Generally, determination of the infringement of a patent is a two-step inquiry: first, the claims in the patent at issue must be construed to determine their scope and meaning; second, a comparison must be made between those claims as properly construed and the allegedly infringing device or process. Seal-Flex, Inc. v. Athletic Track and Court Construction, 172 F.3d 836, 842 (Fed. Cir. 1999); Mas-Hamilton Group v. LaGard, Inc., 156 F.3d 1206, 1211 (Fed. Cir. 1998); see also, generally, 5A Donald S. Chisum, Chisum on Patents, § 18.03 (2001). In order for infringement to be proved, it must be shown that the infringing device contains or "reads on" each and every limitation disclosed in a given patent claim. Mas-Hamilton, 156 F.3d at 1211; Amhil Enters. v. Wawa, Inc., 81 F.3d 1554, 1562 (Fed. Cir. 1996). Under the doctrine of equivalents, "a claim is infringed only if each limitation in the claim is found in the accused device, either literally or by a substantial equivalent." Vehicular Technologies Corp. v. Titan Wheel Int'l, Inc., 141 F.3d 1084, 1089 (Fed. Cir. 1998) (stating that something is a substantial equivalent if it performs the same functions "in substantially the same way, to produce substantially the same result.").

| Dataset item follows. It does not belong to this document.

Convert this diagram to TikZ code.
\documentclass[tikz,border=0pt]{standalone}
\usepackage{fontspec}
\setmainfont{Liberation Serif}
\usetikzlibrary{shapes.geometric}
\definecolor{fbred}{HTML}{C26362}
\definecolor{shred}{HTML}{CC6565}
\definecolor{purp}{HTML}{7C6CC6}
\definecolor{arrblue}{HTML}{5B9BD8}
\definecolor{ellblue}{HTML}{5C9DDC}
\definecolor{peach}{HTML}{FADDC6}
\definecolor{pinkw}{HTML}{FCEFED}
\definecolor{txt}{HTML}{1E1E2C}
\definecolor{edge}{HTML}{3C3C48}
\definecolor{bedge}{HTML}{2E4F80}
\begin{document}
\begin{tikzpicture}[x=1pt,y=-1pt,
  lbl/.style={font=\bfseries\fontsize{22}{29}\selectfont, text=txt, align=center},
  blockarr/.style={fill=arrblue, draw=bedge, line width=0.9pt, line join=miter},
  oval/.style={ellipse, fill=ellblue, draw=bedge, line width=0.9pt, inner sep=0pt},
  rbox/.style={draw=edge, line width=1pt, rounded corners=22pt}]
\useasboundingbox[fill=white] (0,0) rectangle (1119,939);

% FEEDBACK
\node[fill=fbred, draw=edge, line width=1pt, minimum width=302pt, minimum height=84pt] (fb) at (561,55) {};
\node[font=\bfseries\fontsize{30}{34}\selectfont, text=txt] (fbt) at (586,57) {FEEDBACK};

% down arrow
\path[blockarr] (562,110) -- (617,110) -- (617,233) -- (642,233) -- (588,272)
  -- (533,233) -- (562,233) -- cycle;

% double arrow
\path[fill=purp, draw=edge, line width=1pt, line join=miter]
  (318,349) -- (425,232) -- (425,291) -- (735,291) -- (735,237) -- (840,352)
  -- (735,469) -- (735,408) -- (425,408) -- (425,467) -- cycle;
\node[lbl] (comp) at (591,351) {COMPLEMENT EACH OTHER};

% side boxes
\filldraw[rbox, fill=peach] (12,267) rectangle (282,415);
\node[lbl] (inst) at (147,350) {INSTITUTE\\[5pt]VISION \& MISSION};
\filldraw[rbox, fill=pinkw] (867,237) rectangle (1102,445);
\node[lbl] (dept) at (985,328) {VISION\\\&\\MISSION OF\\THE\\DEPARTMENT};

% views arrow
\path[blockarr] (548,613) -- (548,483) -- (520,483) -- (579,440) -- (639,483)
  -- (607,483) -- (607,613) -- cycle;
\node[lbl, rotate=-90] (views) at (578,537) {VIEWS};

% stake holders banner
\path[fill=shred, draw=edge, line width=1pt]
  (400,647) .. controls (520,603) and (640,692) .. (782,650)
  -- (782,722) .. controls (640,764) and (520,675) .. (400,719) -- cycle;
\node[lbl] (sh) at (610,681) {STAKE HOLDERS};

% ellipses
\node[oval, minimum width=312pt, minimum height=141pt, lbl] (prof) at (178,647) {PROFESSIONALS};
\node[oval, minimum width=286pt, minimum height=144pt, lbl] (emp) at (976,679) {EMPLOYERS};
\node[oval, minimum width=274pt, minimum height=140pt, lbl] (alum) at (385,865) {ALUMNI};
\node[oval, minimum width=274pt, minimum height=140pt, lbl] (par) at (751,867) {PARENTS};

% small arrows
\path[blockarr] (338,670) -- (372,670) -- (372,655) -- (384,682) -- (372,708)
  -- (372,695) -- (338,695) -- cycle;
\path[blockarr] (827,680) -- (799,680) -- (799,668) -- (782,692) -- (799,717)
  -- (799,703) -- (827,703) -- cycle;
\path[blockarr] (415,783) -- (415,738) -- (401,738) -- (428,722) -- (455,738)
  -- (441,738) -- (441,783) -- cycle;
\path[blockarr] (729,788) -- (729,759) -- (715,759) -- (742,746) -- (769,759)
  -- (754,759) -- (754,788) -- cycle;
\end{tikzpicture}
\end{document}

Although claims must be construed to determine infringement, a court need not arrive at a final and conclusive claim construction in deciding a motion for a preliminary injunction, see Sofamor Danek Group, Inc. v. DePuy-Motech, Inc., 74 F.3d 1216, 1221 (Fed. Cir. 1996), and the court's findings and conclusions regarding claim construction are not binding at trial, see Illinois Tool Works, Inc. v. Grip-Pak, Inc., 906 F.2d 679, 681 (Fed. Cir. 1990). In sum, the court's obligation at the preliminary injunction stage is only to determine the probability that infringement can be proved after a full presentation of the evidence at trial. Atari Games Corp. v. Nintendo of America, Inc., 897 F.2d 1572, 1575 (Fed. Cir. 1990); Dentsply Int'l, Inc. v. Great White, Inc., 132 F.Supp.2d 310, 315 (M.D.Pa. 2000).

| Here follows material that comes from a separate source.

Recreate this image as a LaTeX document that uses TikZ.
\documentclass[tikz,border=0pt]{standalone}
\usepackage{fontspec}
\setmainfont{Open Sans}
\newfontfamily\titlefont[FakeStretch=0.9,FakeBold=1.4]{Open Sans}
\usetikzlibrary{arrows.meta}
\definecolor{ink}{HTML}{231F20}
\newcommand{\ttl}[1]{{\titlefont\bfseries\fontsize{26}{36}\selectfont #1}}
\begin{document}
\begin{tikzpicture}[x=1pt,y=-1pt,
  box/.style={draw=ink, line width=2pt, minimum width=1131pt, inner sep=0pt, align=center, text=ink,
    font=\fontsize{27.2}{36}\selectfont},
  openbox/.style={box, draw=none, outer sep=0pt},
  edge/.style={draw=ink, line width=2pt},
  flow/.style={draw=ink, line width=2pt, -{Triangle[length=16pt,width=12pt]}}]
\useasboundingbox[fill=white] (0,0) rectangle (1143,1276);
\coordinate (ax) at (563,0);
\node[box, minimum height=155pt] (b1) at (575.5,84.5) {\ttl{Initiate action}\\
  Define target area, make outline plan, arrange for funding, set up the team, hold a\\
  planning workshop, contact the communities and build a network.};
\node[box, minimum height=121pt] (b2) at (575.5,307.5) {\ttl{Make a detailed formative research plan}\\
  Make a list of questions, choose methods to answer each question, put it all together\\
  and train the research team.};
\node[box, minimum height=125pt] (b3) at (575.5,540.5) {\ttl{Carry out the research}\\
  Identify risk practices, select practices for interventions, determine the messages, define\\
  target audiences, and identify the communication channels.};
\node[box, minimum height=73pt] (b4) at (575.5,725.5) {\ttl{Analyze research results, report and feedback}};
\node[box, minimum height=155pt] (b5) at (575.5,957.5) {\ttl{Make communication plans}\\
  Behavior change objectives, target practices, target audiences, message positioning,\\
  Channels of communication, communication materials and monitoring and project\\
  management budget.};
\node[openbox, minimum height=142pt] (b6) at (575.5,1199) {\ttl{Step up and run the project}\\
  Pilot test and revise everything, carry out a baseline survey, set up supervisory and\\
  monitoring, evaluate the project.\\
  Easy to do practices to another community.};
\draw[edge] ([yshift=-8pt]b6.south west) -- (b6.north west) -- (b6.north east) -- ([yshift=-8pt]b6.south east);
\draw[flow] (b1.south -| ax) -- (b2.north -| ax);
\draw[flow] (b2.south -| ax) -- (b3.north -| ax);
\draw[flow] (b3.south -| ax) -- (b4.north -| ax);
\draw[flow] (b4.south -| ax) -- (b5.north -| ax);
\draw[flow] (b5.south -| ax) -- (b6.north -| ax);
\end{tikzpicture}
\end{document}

Ohio Art argues that Larami's failure in its original brief to detail the alleged claim constructions on which it is basing its infringement claim has left Ohio Art unable to properly respond to the Plaintiff's motion. This argument is disingenuous, however, as the Certification of Jack Krafchick clearly lays out Larami's claim constructions. In the Krakchick Certification he states that Ohio Art is violating claims 1 through 34 of the 827 Patent and claims 1, 3, and 7 of the 987 Patent. Since the certification itself only includes claim constructions of claims 1, 2, and 3 of the 827 Patent and claims 1, 3, and 7 of the 987 Patent, this Court will only look at whether Larami has demonstrated a likelihood of success on the merits of those claims.